Erik Gustafsson is back to looking like player he was last season for Blackhawks

Less than three weeks ago, Erik Gustafsson fell out of the rotation for the Blackhawks. The offensive production wasn’t there and the defensive part of his game was trending in the wrong direction.

Since being healthy scratched on Nov. 2 against Los Angeles, Gustafsson has looked like a different player. He’s starting to resemble the impact-type player he was last season when he became one of six NHL defensemen to finish with at least 60 points.

And it’s because he’s getting back to his roots.

“I don’t know how, from a scratch, my confidence can get up so fast but I feel like myself a little bit more now,” Gustafsson told NBC Sports Chicago. “I got a video guy that I worked with last year and working with him right now and went back and looked at those videos a couple days ago and it's just a whole other player from last year and now. I just wanted to come back to that moment. I felt like I was having fun out there and not thinking too much.

“I think my defensive part is better than last year but I just want to get back to when I have the puck and I've felt pretty good now the past four games, so let's keep it going."

Gustafsson said that after morning skate on Wednesday. He followed it up by scoring his first goal of the season later that night in a 5-3 win over the Vegas Golden Knights, roofing a shot past Marc-Andre Fleury to end a 16-game goal drought.

“He just looks much more confident with the puck,” head coach Jeremy Colliton said. “He’s cleaner. He still has a couple turnovers here and there but he’s going to turn it over every once in a while. We just want him to try to be as clean as he can and situationally manage when he’s going to try and do those things.”

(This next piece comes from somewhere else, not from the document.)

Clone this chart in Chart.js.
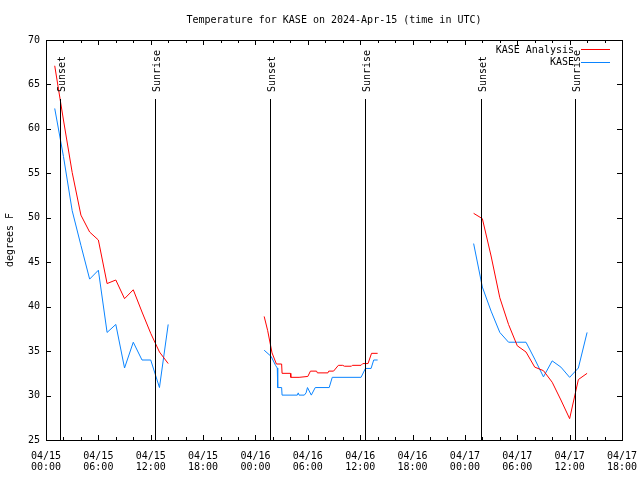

It helps that Gustafsson is back to earning top minutes, which he admitted is beneficial because if he has a bad shift he doesn’t have to dwell on it too long. But Colliton is trying walk the line of giving Gustafsson enough rope to make mistakes while also holding him responsible for his play.

“It’s a balance,” Colliton said. “Because you’ve got to earn the minutes you get and if you’re not doing the job then your minutes will go down. But at the same time, I don’t believe that if you make one mistake you should get the hook. That’s a tough way to play when you’re always worried if I make one mistake, you’re going to be punished for it or whatever it may be. So as a coach, that’s the balance, the line we walk to try to get the most out of every player but also make sure there’s accountability.”

Earlier in the season, Gustafsson was consumed by trying to develop a defense-first mentality without taking away from his offensive instincts. Now he’s gotten back to focusing on the strengths of his game rather than the weaknesses, and it’s allowed him to play looser. 

"I think it was a lot of parts like moving my feet, skating,” Gustafsson said of what he noticed during video sessions of his play last season vs. this season. “It's a big part about my game, too. I have to skate a lot. Last year when I got a guy on me I just faked going one side and went to the other side and just skated and tried to find that open lane to pass it. And I think at the start of this season I just wanted to get rid of the puck right away. I don't know if it's just confidence or something, but I think I’m moving my feet much better now than I did my first 10 games."